We used some of that polyester fabric that's supposed to look like sequined material and turned it inside out to get the chain mail look. My kid would throw me under the bus for a real chain mail suit. She wore black leggings and big ol' black boots. She also had one of her many swords along with her just in case a dragon flew in to steal candy.

The following year, I knew that I would be overseas during Halloween. We gathered all the parts we needed for the pirate outfit, including the fabric, and my mom sewed this awesome Pirate jacket. I was a little envious that I missed getting to make it.

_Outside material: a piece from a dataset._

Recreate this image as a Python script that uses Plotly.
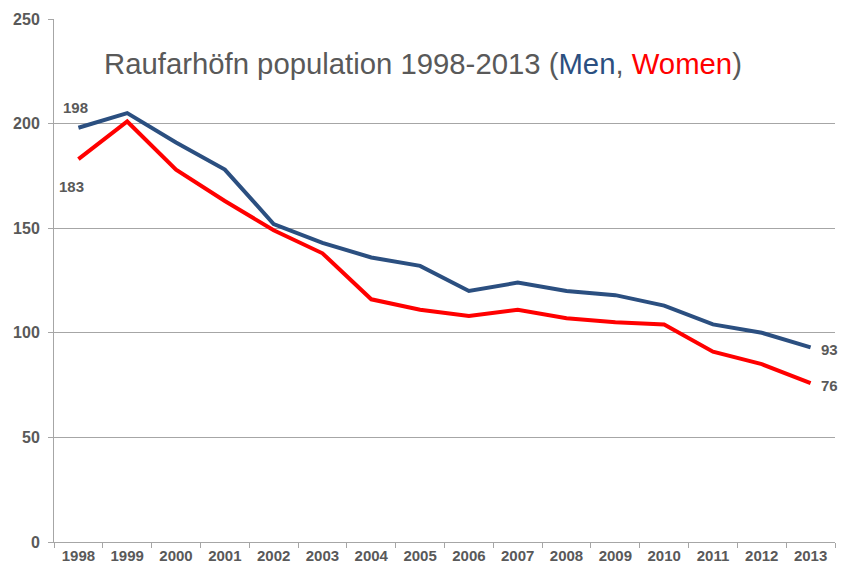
import plotly.graph_objects as go

years = ["1998", "1999", "2000", "2001", "2002", "2003", "2004", "2005",
         "2006", "2007", "2008", "2009", "2010", "2011", "2012", "2013"]
men = [198, 205, 191, 178, 152, 143, 136, 132, 120, 124, 120, 118, 113, 104, 100, 93]
women = [183, 201, 178, 163, 149, 138, 116, 111, 108, 111, 107, 105, 104, 91, 85, 76]
y_ticks = [0, 50, 100, 150, 200, 250]

MEN_COLOR = "#2B4F80"
WOMEN_COLOR = "#FF0000"
GREY_TEXT = "#595959"
GRID = "#A6A6A6"
FONT = "Liberation Sans, Arial, sans-serif"

fig = go.Figure()
fig.add_trace(go.Scatter(x=years, y=women, mode="lines",
                         line=dict(color=WOMEN_COLOR, width=4), name="Women"))
fig.add_trace(go.Scatter(x=years, y=men, mode="lines",
                         line=dict(color=MEN_COLOR, width=4), name="Men"))

lab_font = dict(family=FONT, size=15, color=GREY_TEXT, weight="bold")
first, last = 0, len(years) - 1
annotations = [
    dict(x=first, y=men[first], text=str(men[first]), showarrow=False,
         xshift=-3, yshift=20, font=lab_font),
    dict(x=first, y=women[first], text=str(women[first]), showarrow=False,
         xshift=-7, yshift=-27, font=lab_font),
    dict(x=last, y=men[last], text=str(men[last]), showarrow=False,
         xshift=19, yshift=-2, font=lab_font),
    dict(x=last, y=women[last], text=str(women[last]), showarrow=False,
         xshift=19, yshift=-2, font=lab_font),
    dict(xref="paper", yref="paper", x=0.0615, y=0.914, xanchor="left", yanchor="middle",
         showarrow=False,
         text=("Raufarhöfn population 1998-2013 ("
               f"<span style='color:{MEN_COLOR}'>Men</span>, "
               f"<span style='color:{WOMEN_COLOR}'>Women</span>)"),
         font=dict(family=FONT, size=29.3, color=GREY_TEXT)),
]

fig.update_layout(
    width=843, height=566,
    margin=dict(l=54, r=8, t=19, b=24),
    paper_bgcolor="white", plot_bgcolor="white",
    showlegend=False,
    hovermode=False,
    annotations=annotations,
    xaxis=dict(type="category", showgrid=False, showline=True, linecolor=GRID,
               linewidth=1, ticks="outside", tickson="boundaries", ticklen=5,
               tickcolor=GRID, automargin=False,
               tickfont=dict(family=FONT, size=15, color=GREY_TEXT, weight="bold"),
               range=[-0.5, len(years) - 0.5]),
    yaxis=dict(range=[0, 250], tickvals=y_ticks, showgrid=True, gridcolor=GRID,
               gridwidth=1, showline=True, linecolor=GRID, linewidth=1,
               ticks="outside", ticklen=5, tickcolor=GRID, zeroline=False,
               automargin=False, ticklabelstandoff=5,
               tickfont=dict(family=FONT, size=16, color=GREY_TEXT, weight="bold")),
)

fig.write_html("out.html", config={"displayModeBar": False},
               post_script="document.body.style.margin='0';document.body.style.overflow='hidden';")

I blurred the kid's face but with the beard she painted on her face and the eye patch, she's pretty unrecognizable.

Next came Indiana Jones, a last minute, cobbled together outfit, just like when I was a kid. Zippy loved being Indy and spent the night leaping off of things, charging around the countryside with her whip, whacking at bad guys and nepharious looking trees and fence posts, belting our the theme song the entire time. I do recall that the candy haul that year was exceptional for some reason.

Last year, my good-versus-evil kid made her appearance as an X-wing fighter pilot. Again, no pictures because I was working and no one else thinks of taking pictures. You'd think it would rub off. Anyway, she was adamant that there would be no homemade costumes. My visions of lovingly sewing a beautiful wedding gown someday are beginning to fade just a bit- unless it has a sword or light saber.


We've already begun the wrestling match that makes up our coming to an agreement about what to be for Halloween. There's simply no chance of sewing a princess gown, not even Princess Leia. Maybe Chewbacca.

What wonderful costumes have you been sewing?